Fraud has surged at an unsettling pace in recent years, with young consumers and financially strained individuals being disproportionately targeted by bad actors.
This is one of the key findings in this month’s Embedded Finance Tracker®, titled “Fast Finance and the Fight Against Fraud,” which explores the new financial sector attack vectors and the new tactics being deployed to thwart advancing threats and restore consumer trust.
According to insights detailed in the report done jointly by PYMNTS Intelligence and Galileo, a significant 47% of retail banking consumers under the age of 40 have been a victim of some form of banking fraud, shining a spotlight on the vulnerability of young people in today’s digital age. Additionally, half of those who are financially overextended — having more debt than they can repay — have also fallen victim to fraud.
Financial institutions (FIs) and banks are fighting back against fraud by tapping advanced technologies like artificial intelligence (AI).
In terms of advantages, AI and machine learning (ML) technologies play a critical role in assisting FIs in identifying and assessing the common types of fraud they encounter. Additionally, these advanced technologies enable FIs to establish standardized and comprehensive insights into fraud, while enhancing their user authentication protocols to better detect unauthorized users earlier than expected.

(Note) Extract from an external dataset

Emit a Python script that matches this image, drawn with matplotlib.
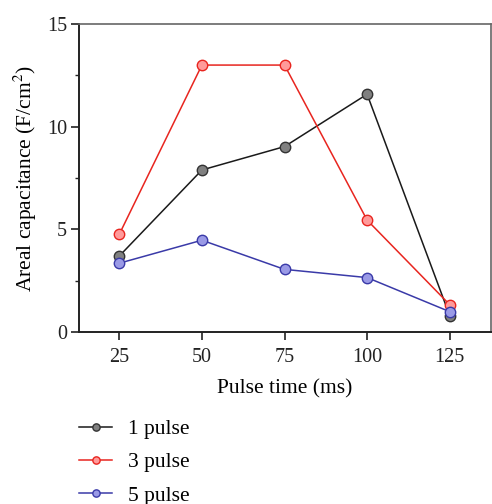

Nine British banks have already taken the plunge by teaming with Mastercard to fight fraud via an AI solution that can predict fraud moves before they happen. Widespread adoption of this solution is expected to save 100 million pounds in fraud-related losses in the U.K.
Other banks are also intensifying their investments and implementations of machine learning (ML) and AI technologies to combat fraud in the coming year, as noted in a PYMNTS Intelligence-Hawk AI study.
For those that have made the shift, it appears to be yielding positive results. FIs that have already adopted AI and ML technologies in their fraud strategy have reported lower rates of fraudulent transactions and are less susceptible to an overall increase in fraud rates compared to those not leveraging these technologies, making this transition even more worthwhile.
But “just going AI only is sometimes a bit of a too big step for most organizations,” Tobias Schweiger, CEO and co-founder of Hawk AI, recently told PYMNTS, emphasizing the need to uphold some form of the old-school rules-based processes which organizations have grown accustomed to over the years.
“We believe much more in a combination of the old world and the somewhat newer world of machine learning and AI, where the rules reflect the patterns that people want to stop or attend to and a second layer of ML and AI on top provides precision and agility,” he said.